There is also a special kind called a convertible preferred stock. This means that the holder can convert it to common shares when certain conditions are met. The common conditions include the price at which it can be converted to common, usually at a premium (higher) than the share price at the time of issue; and time lapse of a few years since issue date.

Thus, the holders look forward to a potential upside to their investment when the strike price has been breached and some. In the meantime, they are collecting the regular dividends. You can also convert to common, which is more tradeable, when the issuer can no longer pay any cash dividends.

An example of the latter is Swift Foods Incorporated preferred (PSE: SFIP). I inherited some SFIP shares when the Concepcions, the majority owners of RFM and SFI at the time, decided to unlock the value of their illiquid and non-performing SFIP stocks by giving these out to RFM common shareholders as property dividends some time ago at a ratio of 1 SFIP for every 46 RFM shares.

Both types can be traded at the exchange since both are listed, but the common shares are more liquid. I decided to sell mine directly to avoid the extra paper work, but majority of the holders have been converting them to common. The net effect would be that SFIP would disappear altogether in time while the number SFI outstanding common shares would increase; thus diluting the ownership of existing holders.

Fortunately for us, small investors who are less than derring-do at the stock market, a number of these preferred stocks are listed and tradeable. These are listed below:

Yields Updated: 12-Apr-13
Last Listing
Coupon Price Actual Price
PFP 8.0000% 1045.00 7.6555% 1000.00
SMCP1 8.0000% 74.00 8.1081% 75.00
PPREF 9.5210% 112.00 8.5009% 100.00
FPHP 8.7231% 101.40 8.6027% 100.00
FGENG 7.7808% 112.50 6.9163% 100.00
FGENF 8.0000% 103.50 7.7295% 100.00
SMC2A 5.6250% 75.00 5.6250% 75.00
SMC2B 5.7188% 78.00 5.4988% 75.00
SMC2C 6.0000% 77.80 5.7841% 75.00

The first few letters identify the issuer: Thus, PFP is Purefoods Preferred while PPREF is Petron Preferred. The last few characters identify the series.
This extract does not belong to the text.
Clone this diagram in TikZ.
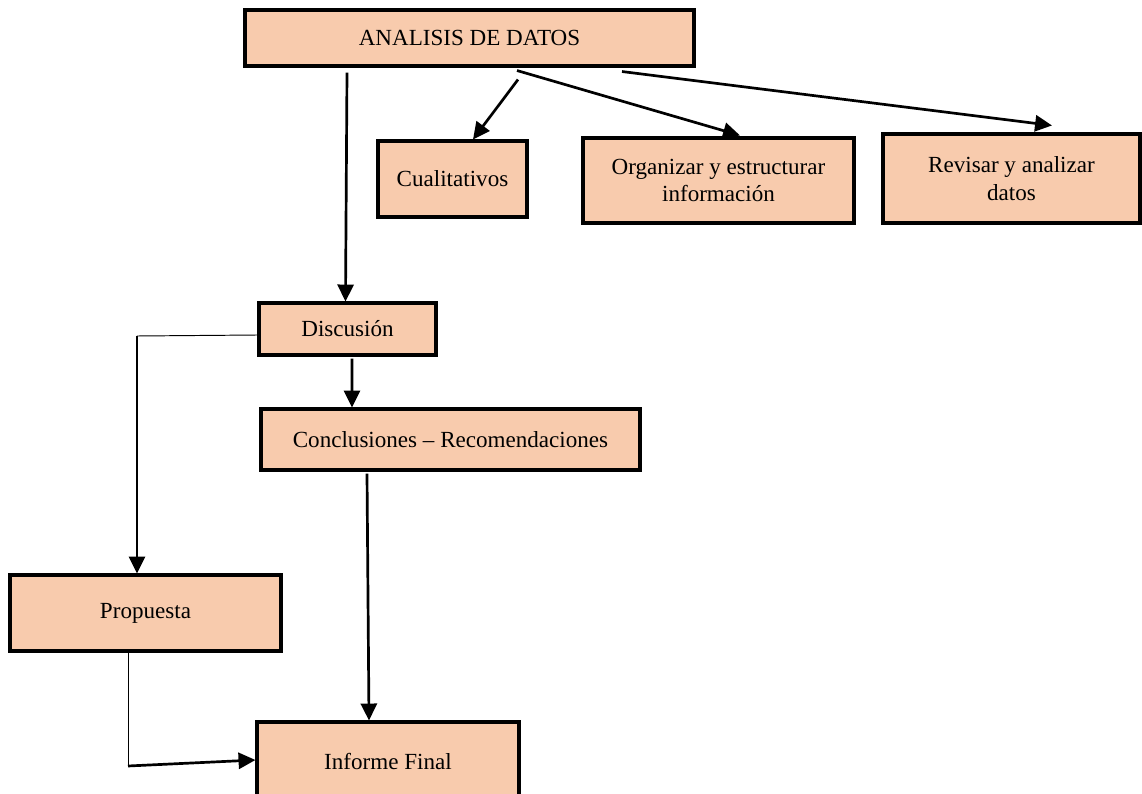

The coupon is the promised payout per annum.

Even if you bought PFP and PPREF at a higher price than issued, the yields would still be higher than those for SMC preferred.  The SMC2 series were in fact issued to replace the costlier SMCP1 and other indebtedness while FPHP is currently being redeemed. These types of stocks are less liquid than common, however.

However, they don't appreciate much in price due to their predictable nature.

Now you have another choice for defensive play.